Правительства стран — членов пакта не доверяли американцам и русским, не доверяли также и немцам, а сверх того одно не доверяло другому, подозревая друг друга в намерении выйти из игры или в тайных сношениях с Вашингтоном.

Палмер-II перестал доверять директору ЦРУ, который прислал какое-то истерическое требование объяснений. Он не доверял командиру 665-го батальона, который вопреки взятому на себя обязательству о чем-то, видимо, проболтался своему начальству. И хуже того, Палмер-II, кем бы он ни был, не мог более доверять своим ближайшим сотрудникам. Сперва обнаружилось, что из резидентуры непонятно как к немцам просочились сведения о том, что похищение боеголовок было организовано без ведома Вашингтона. Затем этот Фельзенштейн предъявил документы, касающиеся майора Томпсона. Если Томпсон действительно работал на немцев все эти годы, то надо подумать, на каких именно немцев. Вдобавок именно тогда, когда многолетний опыт в делах разведки и диверсий мог бы принести огромную пользу, руки у резидентуры будут связаны. Наконец, те документы, которые Палмер-II получил от Фельзенштейна, не помогли распутать загадку. Нельзя же быть тройным агентом: есть только две стороны фронта. На черта Томпсону доставлять доказательства того, что похищение боеголовок организовала ГДР, если он на ГДР работает? А если не работает, почему западные немцы решили его разоблачить? У Палмера-II не было сомнений, что Фельзенштейн работал на военную контрразведку или на Ведомство по охране конституции. Без такой поддержки его проделки были бы невозможны.

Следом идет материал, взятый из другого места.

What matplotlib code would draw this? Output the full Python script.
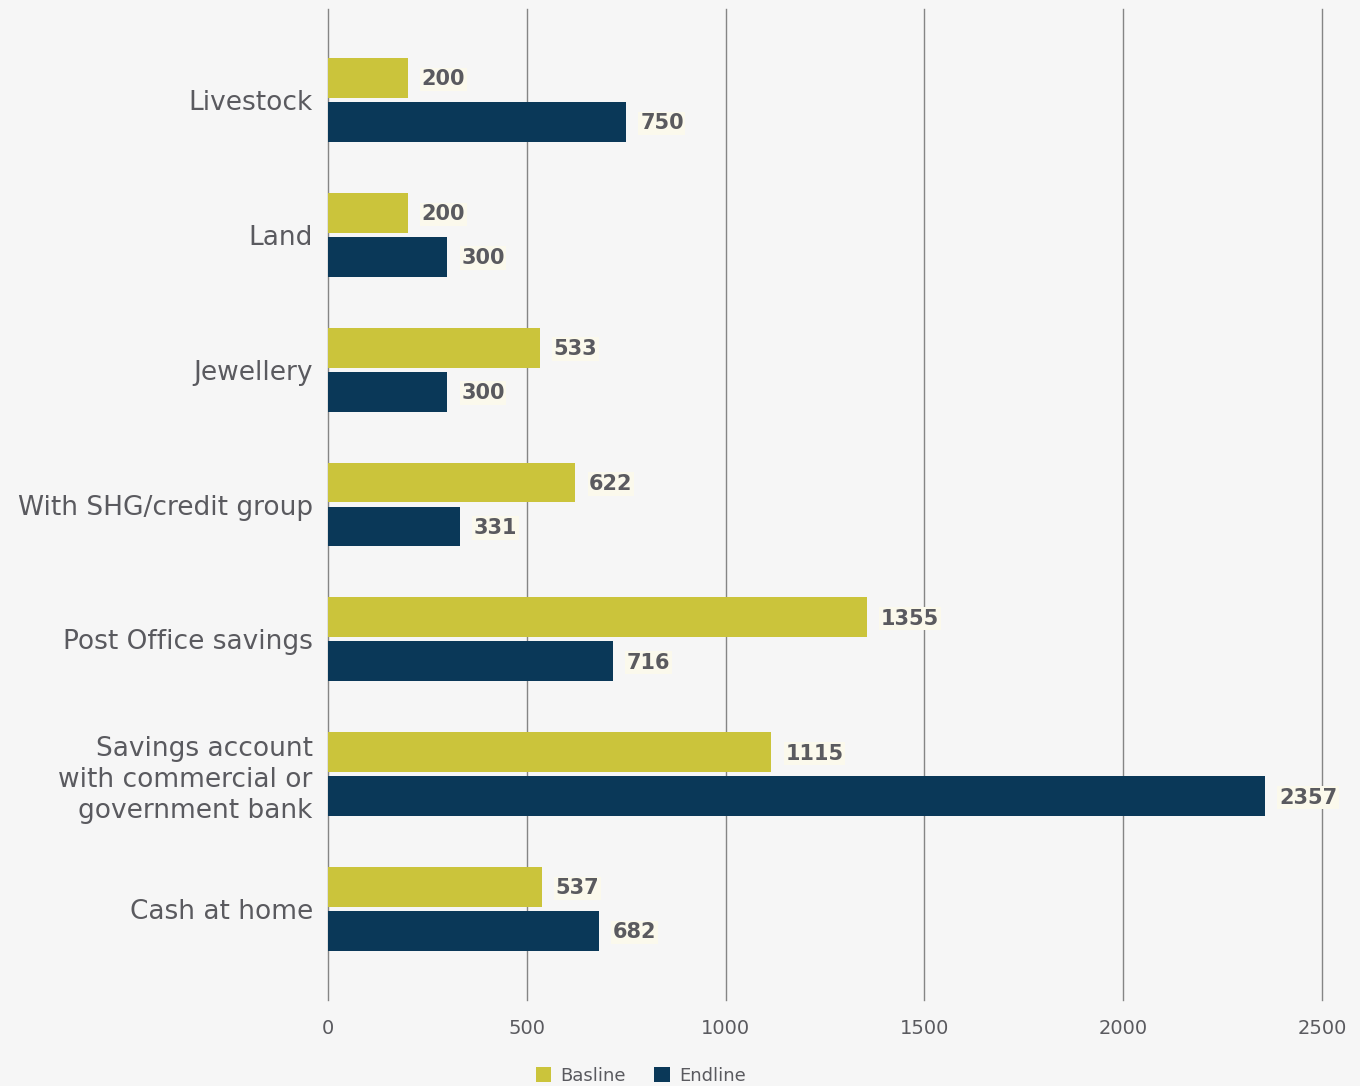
import matplotlib
matplotlib.use("Agg")
import matplotlib.pyplot as plt
from matplotlib.patches import Patch
import numpy as np

categories = [
    "Livestock",
    "Land",
    "Jewellery",
    "With SHG/credit group",
    "Post Office savings",
    "Savings account\nwith commercial or\ngovernment bank",
    "Cash at home",
]
baseline = [200, 200, 533, 622, 1355, 1115, 537]
endline = [750, 300, 300, 331, 716, 2357, 682]
x_ticks = [0, 500, 1000, 1500, 2000, 2500]
series_names = ["Basline", "Endline"]

BASE_COLOR = "#CBC43B"
END_COLOR = "#0A3858"
BG = "#F6F6F6"
TEXT = "#5A5A5F"

plt.rcParams["font.family"] = ["DejaVu Sans"]

fig = plt.figure(figsize=(13.6, 10.86), dpi=100, facecolor=BG)
ax = fig.add_axes([0.2412, 0.0792, 0.7309, 0.9125], facecolor=BG)

y = np.arange(len(categories))
h = 0.296
off = 0.163

ax.barh(y - off, baseline, height=h, color=BASE_COLOR, zorder=3)
ax.barh(y + off, endline, height=h, color=END_COLOR, zorder=3)

label_box = dict(boxstyle="square,pad=0.08", facecolor="#FBF9EC", edgecolor="none")
for yi, b, e in zip(y, baseline, endline):
    ax.annotate(f"{b}", (b, yi - off), xytext=(10, -1), textcoords="offset points",
                va="center", ha="left", fontsize=15, fontweight="bold", color=TEXT,
                bbox=label_box, zorder=4)
    ax.annotate(f"{e}", (e, yi + off), xytext=(10, -1), textcoords="offset points",
                va="center", ha="left", fontsize=15, fontweight="bold", color=TEXT,
                bbox=label_box, zorder=4)

ax.set_xlim(0, 2500)
ax.set_ylim(len(categories) - 1 + 0.674, -0.674)
ax.set_xticks(x_ticks)
ax.set_xticklabels([str(t) for t in x_ticks])
ax.set_yticks(y)
ax.set_yticklabels(categories, fontsize=19, color=TEXT, linespacing=1.25)
ax.tick_params(axis="x", length=0, pad=14, labelsize=14, labelcolor=TEXT)
ax.tick_params(axis="y", length=0, pad=11)
for lbl in ax.get_yticklabels():
    lbl.set_horizontalalignment("right")

ax.grid(axis="x", color="#858585", linewidth=1.0, zorder=0)
ax.grid(axis="y", visible=False)
for gl in ax.get_xgridlines():
    gl.set_clip_on(False)
for s in ax.spines.values():
    s.set_visible(False)

handles = [Patch(facecolor=BASE_COLOR, label=series_names[0]),
           Patch(facecolor=END_COLOR, label=series_names[1])]
fig.legend(handles=handles, loc="center", bbox_to_anchor=(0.471, 0.0095), ncol=2,
           frameon=False, fontsize=13, labelcolor=TEXT, handlelength=0.85,
           handleheight=0.85, handletextpad=0.5, columnspacing=1.6)

fig.savefig("out.png", dpi=100, facecolor=BG)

Арним Паушке не поверил тому, что по телефону сказал ему Уго Фельзенштейн, и пожал плечами, когда ему опять сообщили, что его сын Виллиберт лежит в больнице в каком-то Майергофе.

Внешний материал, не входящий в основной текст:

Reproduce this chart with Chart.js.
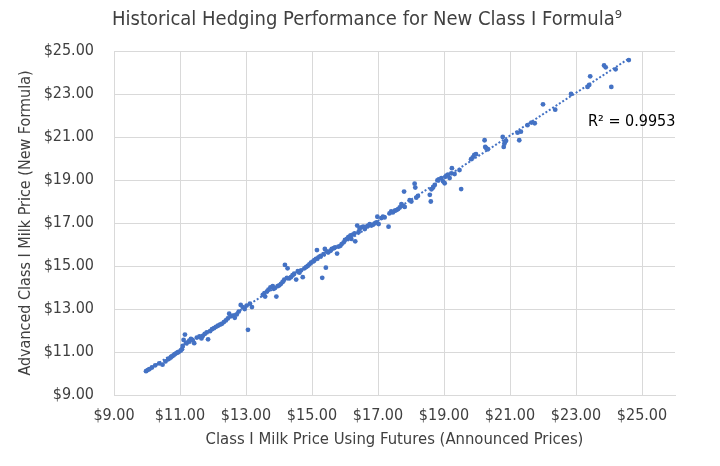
<!DOCTYPE html>
<html>
<head>
<meta charset="utf-8">
<script src="https://cdn.jsdelivr.net/npm/chart.js@4.4.0/dist/chart.umd.min.js"></script>
<style>
  html, body { margin: 0; padding: 0; background: #fff; }
</style>
</head>
<body>
<canvas id="hedgeChart" width="720" height="466"></canvas>
<script>
// Class I price using futures (x) vs advanced Class I price under new formula (y)
const futuresPrices = [
  9.97, 10.02, 10.07, 10.15, 10.25, 10.37, 10.47, 10.56, 10.64, 10.68,
  10.72, 10.76, 10.80, 10.84, 10.88, 10.92, 10.96, 11.02, 11.06, 11.08,
  11.11, 11.15, 11.18, 11.24, 11.28, 11.33, 11.38, 11.43, 11.51, 11.59,
  11.65, 11.69, 11.75, 11.81, 11.85, 11.91, 11.97, 12.03, 12.09, 12.15,
  12.21, 12.27, 12.33, 12.39, 12.45, 12.49, 12.54, 12.60, 12.66, 12.72,
  12.78, 12.84, 12.90, 12.96, 13.02, 13.06, 13.12, 13.18,
  13.51, 13.56, 13.58, 13.64, 13.68, 13.74, 13.81, 13.84, 13.88, 13.92,
  13.96, 14.01, 14.06, 14.11, 14.16, 14.18, 14.24, 14.26, 14.31, 14.36,
  14.41, 14.46, 14.52, 14.57, 14.62, 14.67, 14.72, 14.77, 14.82, 14.87,
  14.92, 14.97, 15.02, 15.07, 15.12, 15.15, 15.19, 15.23, 15.27, 15.31,
  15.35, 15.39, 15.42, 15.45, 15.49, 15.56, 15.60, 15.66, 15.70, 15.76,
  15.80, 15.86, 15.90, 15.96, 16.00, 16.06, 16.10,
  16.14, 16.17, 16.19, 16.24, 16.29, 16.31, 16.37, 16.41, 16.44, 16.49,
  16.55, 16.60, 16.65, 16.70, 16.75, 16.80, 16.85, 16.90, 16.95, 16.98,
  17.02, 17.10, 17.15, 17.20, 17.32, 17.35, 17.40, 17.45, 17.51, 17.56,
  17.61, 17.66, 17.71, 17.76, 17.79, 17.81, 17.96, 18.01, 18.11, 18.13,
  18.16, 18.21, 18.57, 18.60, 18.62, 18.67, 18.72, 18.80, 18.84,
  18.92, 18.97, 19.02, 19.04, 19.07, 19.12, 19.17, 19.22, 19.24, 19.32,
  19.47, 19.52, 19.82, 19.87, 19.92, 19.97, 20.23, 20.25, 20.28, 20.33,
  20.78, 20.81, 20.83, 20.85, 20.88, 21.23, 21.28, 21.33, 21.53,
  21.65, 21.75, 22.00, 22.37, 22.85, 23.35, 23.40, 23.43, 23.85, 23.90,
  24.07, 24.20, 24.60
];
const advancedPrices = [
  10.11, 10.16, 10.20, 10.28, 10.38, 10.47, 10.41, 10.56, 10.66, 10.70,
  10.75, 10.80, 10.84, 10.89, 10.94, 10.97, 11.00, 11.06, 11.13, 11.28,
  11.56, 11.81, 11.41, 11.45, 11.53, 11.61, 11.56, 11.41, 11.67, 11.72,
  11.63, 11.75, 11.84, 11.91, 11.59, 11.97, 12.06, 12.11, 12.17, 12.22,
  12.27, 12.31, 12.39, 12.47, 12.56, 12.78, 12.66, 12.69, 12.59, 12.75,
  12.88, 13.19, 13.09, 13.00, 13.16, 12.03, 13.25, 13.09,
  13.66, 13.74, 13.58, 13.82, 13.90, 14.01, 14.06, 13.94, 13.98, 13.58,
  14.06, 14.10, 14.17, 14.26, 14.37, 15.05, 14.45, 14.89, 14.42, 14.48,
  14.57, 14.64, 14.37, 14.76, 14.69, 14.80, 14.48, 14.89, 14.95, 15.00,
  15.08, 15.16, 15.20, 15.27, 15.33, 15.74, 15.39, 15.44, 15.47, 14.45,
  15.55, 15.79, 14.92, 15.68, 15.63, 15.71, 15.79, 15.83, 15.87, 15.58,
  15.90, 15.94, 16.02, 16.10, 16.21, 16.26, 16.34,
  16.37, 16.42, 16.26, 16.46, 16.52, 16.15, 16.88, 16.57, 16.72, 16.80,
  16.83, 16.72, 16.83, 16.88, 16.95, 16.88, 16.92, 16.98, 17.03, 17.29,
  16.95, 17.23, 17.29, 17.26, 16.83, 17.45, 17.54, 17.49, 17.57, 17.60,
  17.65, 17.72, 17.88, 17.80, 18.46, 17.75, 18.06, 18.00, 18.83, 18.65,
  18.18, 18.26, 18.31, 18.00, 18.57, 18.65, 18.77, 18.98, 19.03,
  19.09, 18.94, 18.85, 19.15, 19.20, 19.25, 19.09, 19.31, 19.55, 19.28,
  19.46, 18.58, 19.97, 20.05, 20.17, 20.20, 20.85, 20.54, 20.48, 20.43,
  21.00, 20.54, 20.69, 20.78, 20.82, 21.20, 20.85, 21.25, 21.55,
  21.67, 21.64, 22.52, 22.27, 23.00, 23.33, 23.42, 23.82, 24.33, 24.24,
  23.33, 24.15, 24.58
];
const xTickValues = [9, 11, 13, 15, 17, 19, 21, 23, 25];
const yTickValues = [9, 11, 13, 15, 17, 19, 21, 23, 25];
const chartTitle = "Historical Hedging Performance for New Class I Formula\u2079";
const rSquaredLabel = "R\u00B2 = 0.9953";

const FONT = "'DejaVu Sans Condensed', 'DejaVu Sans', sans-serif";
const BLUE = "#4472c4";
const TEXT = "#404040";
const GRID = "#d9d9d9";

const points = futuresPrices.map((x, i) => ({ x: x, y: advancedPrices[i] }));

// linear trendline (least squares) from the data itself
const n = points.length;
let sx = 0, sy = 0, sxx = 0, sxy = 0;
points.forEach(p => { sx += p.x; sy += p.y; sxx += p.x * p.x; sxy += p.x * p.y; });
const slope = (n * sxy - sx * sy) / (n * sxx - sx * sx);
const intercept = (sy - slope * sx) / n;
const xMin = Math.min(...futuresPrices);
const xMax = Math.max(...futuresPrices);
const trend = [
  { x: xMin, y: intercept + slope * xMin },
  { x: xMax, y: intercept + slope * xMax }
];

// title (Excel centres it a bit off the canvas middle) and the R² label
const textPlugin = {
  id: "extraText",
  afterDraw(chart) {
    const { ctx, scales } = chart;
    ctx.save();
    ctx.textAlign = "center";
    ctx.textBaseline = "middle";
    ctx.font = "20px " + FONT;
    ctx.fillStyle = TEXT;
    ctx.fillText(chartTitle, 367, 20);
    ctx.font = "16px " + FONT;
    ctx.fillStyle = "#000";
    ctx.fillText(rSquaredLabel, scales.x.getPixelForValue(24.69), scales.y.getPixelForValue(21.7));
    ctx.restore();
  }
};

const money = v => "$" + Number(v).toFixed(2);

new Chart(document.getElementById("hedgeChart").getContext("2d"), {
  type: "scatter",
  data: {
    datasets: [
      {
        type: "line",
        data: trend,
        borderColor: BLUE,
        borderWidth: 2,
        borderDash: [2, 2],
        pointRadius: 0,
        fill: false,
        order: 0
      },
      {
        data: points,
        backgroundColor: BLUE,
        borderColor: BLUE,
        borderWidth: 0,
        pointRadius: 2.4,
        order: 1
      }
    ]
  },
  options: {
    responsive: false,
    animation: false,
    devicePixelRatio: 1,
    layout: { padding: { left: 0, right: 45, top: 51, bottom: 0 } },
    plugins: {
      legend: { display: false },
      tooltip: { enabled: false },
      title: { display: false }
    },
    scales: {
      x: {
        type: "linear",
        min: 9,
        max: 26,
        afterFit: s => { s.height = 71; },
        afterBuildTicks: s => { s.ticks = xTickValues.map(v => ({ value: v })); },
        grid: { color: GRID, drawTicks: false },
        border: { color: GRID },
        ticks: {
          padding: 11,
          color: TEXT,
          font: { family: FONT, size: 16 },
          callback: money
        },
        title: {
          display: true,
          text: "Class I Milk Price Using Futures (Announced Prices)",
          color: TEXT,
          font: { family: FONT, size: 16.5 },
          padding: { top: 0, bottom: 16 }
        }
      },
      y: {
        min: 9,
        max: 25,
        afterFit: s => { s.width = 114; },
        afterBuildTicks: s => { s.ticks = yTickValues.map(v => ({ value: v })); },
        grid: { color: GRID, drawTicks: false },
        border: { color: GRID },
        ticks: {
          padding: 20,
          color: TEXT,
          font: { family: FONT, size: 16 },
          callback: money
        },
        title: {
          display: true,
          text: "Advanced Class I Milk Price (New Formula)",
          color: TEXT,
          font: { family: FONT, size: 16 },
          padding: { top: 16.5, bottom: 0 }
        }
      }
    }
  },
  plugins: [textPlugin]
});
</script>
</body>
</html>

Фридрих-Вильгельм Кнаупе не верил даже самому себе. Он был готов признать, что все, им увиденное на Восточной улице в 8 часов 30 минут утра, было плодом галлюцинации.

«Группа М» не верила доктору Пишону-Лало и его выдумкам.

Тупиковая ситуация продолжалась. Тем временем раскрылись люки ракетных шахт. В эфире было затишье, как перед бурей. Радары прочесывали небо. Самолеты ждали приказа на стартовых полосах и палубах авианосцев. По обеим сторонам Эльбы друг против друга находились на расстоянии выстрела большие грузные танки. Экипажам подводных лодок в Атлантическом и Индийском океанах выдали специальный запас кислорода и перевели их на высококалорийное питание. Получивший повреждения советский крейсер стал на якорь в полумиле от искалечивших его американских торпедных катеров.

Больницы в Британской Колумбии и в штате Вашингтон начали принимать первых пациентов с симптомами лучевой болезни. Жителей города Альбукерке в штате Нью-Мексико охватила паника. Было зарегистрировано восемьсот автомобильных аварий и шестьдесят человеческих жертв. Но воздух над пустыней был неподвижен. Облако, образовавшееся во время взрыва, могло оказаться над Альбукерке не раньше полуночи.

В Северной Америке и в Европе дети сидели в школах, грызли шариковые ручки, проклинали дроби. Они не знали, что их собственная судьба решится в соответствии с теми формулами и рисунками, которые вычерчивает на доске учитель физики.

Еще продолжалось состояние, именуемое миром.